Adds Burt, “Furthermore, our results indicate that our approach to using parahydrogen can be extended to other chemical reactions beyond hydrogenation, which significantly broadens the impact and potential use of our technique.”

Pines, Bouchard and Burt are the co-authors of a paper published in the January 25, 2008 edition of the journal Science, describing this research. The paper is entitled: “NMR Imaging of Catalytic Hydrogenation in Microreactors with the Use of para-Hydrogen.” Other co-authors of this paper were Sabieh Anwar, who is a former member of Pines’ research group now at Lahore University, Pakistan, and Kirill Kovtunov and Igor Koptyug, from the International Tomography Center, Novosibirsk, Russia, who are experts in catalysis and the use of MRI to study catalytic processes.

Commenting on the Science paper, Jeffrey Reimer, who chairs the UC Berkeley Chemical Engineering Department, said, “The spatial and temporal distribution of reactants and products in heterogeneous systems has not been visited by researchers in recent years owing to the lack of quantitative measures in situ. So while the sophistication of mathematical modeling of such systems proceeds at the rate at which computational power increases, the relevance of such models is dubious since they cannot be compared with measurements other than bulk properties of temperature, conversion, etc. The methods and data presented in this paper portend a new era of measurement, modeling, and design for more efficient reactors.”

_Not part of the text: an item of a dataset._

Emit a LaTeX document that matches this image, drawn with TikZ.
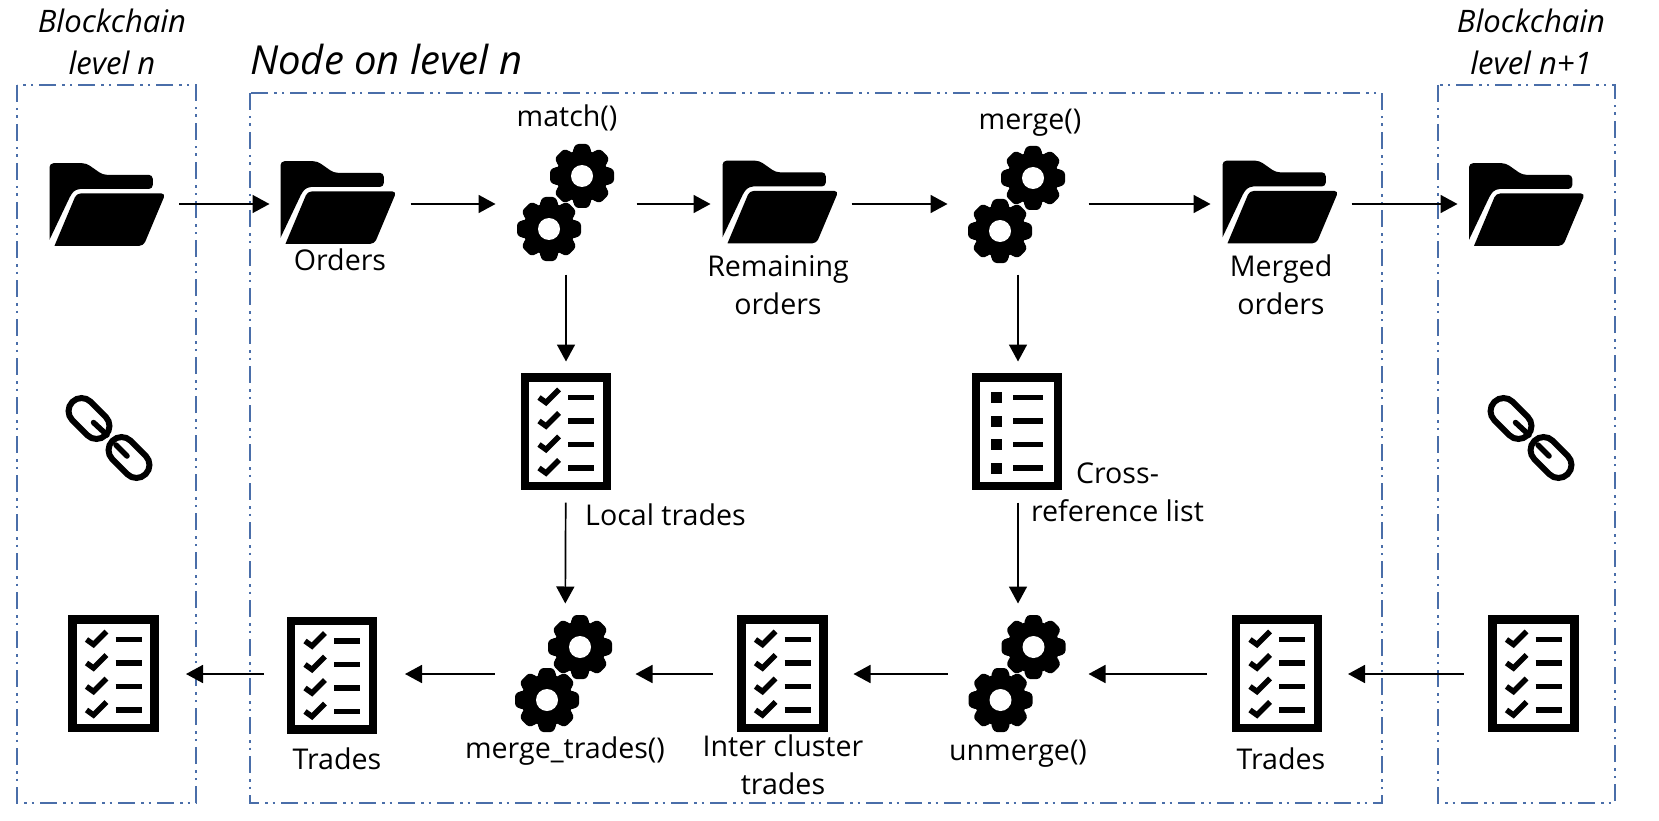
\documentclass[tikz,border=0pt]{standalone}
\usepackage{fontspec}
\setmainfont{Open Sans}
\usetikzlibrary{arrows.meta}
\definecolor{framecol}{HTML}{4A6EA9}
\tikzset{
	slot/.style={minimum size=141pt, inner sep=0pt, outer sep=0pt},
	lbl/.style={font=\fontsize{28.6}{38}\selectfont, inner sep=0pt, align=center},
	lvl/.style={font=\fontsize{31}{42}\selectfont\itshape, inner sep=0pt, align=center},
	flow/.style={-{Triangle[length=17pt,width=18pt]}, line width=1.7pt, black},
	frame/.style={framecol, line width=1.5pt, dash pattern=on 17pt off 6pt on 2.5pt off 5pt on 2.5pt off 6pt},
	folder/.pic={
		\fill (-58,35.3) [rounded corners=4pt] -- (-58,-41.3) -- (-21.3,-41.3) -- (-4.7,-29.7) -- (45.3,-29.7) -- (45.3,-15.5) -- (-31.3,-15.5) -- (-36,-11) [sharp corners] -- cycle;
		\fill (-53,41.3) [rounded corners=4pt] -- (-31,-11) -- (58,-11) -- (36,41.3) [sharp corners] -- cycle;
	},
	onegear/.pic={
		\fill (0,0) circle (26);
		\foreach \a in {0,45,...,315}
			\fill[rotate=\a, rounded corners=3pt] (23,-10) -- (32,-6.5) -- (32,6.5) -- (23,10) -- cycle;
		\fill[white] (0,0) circle (11);
	},
	gears/.pic={
		\pic at (16.5,-26.5) {onegear};
		\pic at (-16.5,26.5) {onegear};
	},
	sheet/.pic={
		\draw[line width=8.5pt] (-41,-54.25) rectangle (41,54.25);
	},
	tasks/.pic={
		\pic {sheet};
		\foreach \r in {-34,-10.5,13,36.5} {
			\draw[line width=5.5pt] (-27,\r) -- (-20,\r+5) -- (-7,\r-8);
			\draw[line width=5.5pt] (2,\r) -- (28,\r);
		}
	},
	bullets/.pic={
		\pic {sheet};
		\foreach \r in {-34,-10.5,13,36.5} {
			\fill (-26,\r-5.5) rectangle (-15,\r+5.5);
			\draw[line width=5.5pt] (-4,\r) -- (26,\r);
		}
	},
	chainlink/.pic={
		\draw[line width=6pt, rounded corners=12.9pt, shift={(-20,-19.5)}, rotate=-45] (-23.5,-13) rectangle (23.5,13);
		\draw[line width=6pt, rounded corners=12.9pt, shift={(20,19.5)}, rotate=-45] (-23.5,-13) rectangle (23.5,13);
		\draw[line width=5.5pt, line cap=round] (-15.5,-15.5) -- (-2,-3);
		\draw[line width=5.5pt, line cap=round] (7,7) -- (18,18);
	},
}
\begin{document}
\begin{tikzpicture}[x=1pt,y=-1pt]
	\useasboundingbox (0,0) rectangle (1659,821);
	%
	\draw[frame] (17,85) rectangle (196,803);
	\draw[frame] (250,93) rectangle (1382,803);
	\draw[frame] (1438,85) rectangle (1615,803);
	%
	\node[lvl, anchor=base] (levelleft) at (112,75) {Blockchain\\level n};
	\node[lvl, anchor=base west, font=\fontsize{40}{42}\selectfont\itshape] (nodetitle) at (250,75) {Node on level n};
	\node[lvl, anchor=base] (levelright) at (1531,75) {Blockchain\\level n+1};
	%
	\node[slot] (blockfolder) at (108.5,204) {};
	\node[slot] (orders) at (340,204) {};
	\node[slot] (match) at (566,204) {};
	\node[slot] (remaining) at (781,204) {};
	\node[slot] (merge) at (1018,204) {};
	\node[slot] (merged) at (1281,204) {};
	\node[slot] (nextfolder) at (1528,204) {};
	%
	\node[slot] (localtrades) at (566,432) {};
	\node[slot] (crossref) at (1018,432) {};
	%
	\node[slot] (blocktrades) at (115.5,674) {};
	\node[slot] (trades) at (334.5,674) {};
	\node[slot] (mergetrades) at (565,674) {};
	\node[slot] (intertrades) at (783,674) {};
	\node[slot] (unmerge) at (1018,674) {};
	\node[slot] (uptrades) at (1277.5,674) {};
	\node[slot] (nexttrades) at (1534,674) {};
	%
	\pic at (107.5,204.5) {folder};
	\pic at (338.5,202.5) {folder};
	\pic at (565.5,202.5) {gears};
	\pic at (780.5,202) {folder};
	\pic at (1016.5,204.5) {gears};
	\pic at (1280.5,202) {folder};
	\pic at (1527,204.5) {folder};
	%
	\pic at (109,438) {chainlink};
	\pic at (566,431.5) {tasks};
	\pic at (1017,431.5) {bullets};
	\pic at (1531,438) {chainlink};
	%
	\pic at (113.5,673.5) {tasks};
	\pic at (332,675) {tasks};
	\pic at (563.5,673.5) {gears};
	\pic at (782.5,673.5) {tasks};
	\pic at (1017,673.5) {gears};
	\pic at (1277,673.5) {tasks};
	\pic at (1533.5,673.5) {tasks};
	%
	\draw[flow] (blockfolder) -- (orders);
	\draw[flow] (orders) -- (match);
	\draw[flow] (match) -- (remaining);
	\draw[flow] (remaining) -- (merge);
	\draw[flow] (merge) -- (merged);
	\draw[flow] (merged) -- (nextfolder);
	\draw[flow] (match) -- (localtrades);
	\draw[flow] (merge) -- (crossref);
	\draw[flow] (localtrades) -- (mergetrades);
	\draw[flow] (crossref) -- (unmerge);
	\draw[flow] (nexttrades) -- (uptrades);
	\draw[flow] (uptrades) -- (unmerge);
	\draw[flow] (unmerge) -- (intertrades);
	\draw[flow] (intertrades) -- (mergetrades);
	\draw[flow] (mergetrades) -- (trades);
	\draw[flow] (trades) -- (blocktrades);
	%
	\node[lbl, anchor=base] (lblmatch) at (567,127) {match()};
	\node[lbl, anchor=base] (lblmerge) at (1030,130) {merge()};
	\node[lbl, anchor=base] (lblorders) at (340,270) {Orders};
	\node[lbl, anchor=base] (lblremaining) at (778,314) {Remaining\\orders};
	\node[lbl, anchor=base] (lblmerged) at (1281,314) {Merged\\orders};
	\node[lbl, anchor=base west] (lbllocal) at (585,525) {Local trades};
	\node[lbl, anchor=base] (lblcross) at (1117.5,521) {Cross-\\reference list};
	\node[lbl, anchor=base] (lblmergetrades) at (565,758) {merge\_trades()};
	\node[lbl, anchor=base] (lblinter) at (783,794) {Inter cluster\\trades};
	\node[lbl, anchor=base] (lblunmerge) at (1018,760) {unmerge()};
	\node[lbl, anchor=base] (lbltrades) at (337,769) {Trades};
	\node[lbl, anchor=base] (lbluptrades) at (1281,769) {Trades};
\end{tikzpicture}
\end{document}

Since nearly all manufacturing processes that involve chemistry start with a catalytic reaction, there is a premium on the design of new and better catalysts and catalytic reactors. This is especially true for the growing field of microfluidic chip technology. MRI and nuclear magnetic resonance (NMR), its sister technology, are among the most powerful analytic tools known to science and could be immensely valuable for characterizing catalytic reactors and reactions in microfluidic devices. However, the low sensitivity of conventional MRI/NMR techniques has limited their applicability to microscale catalysis research.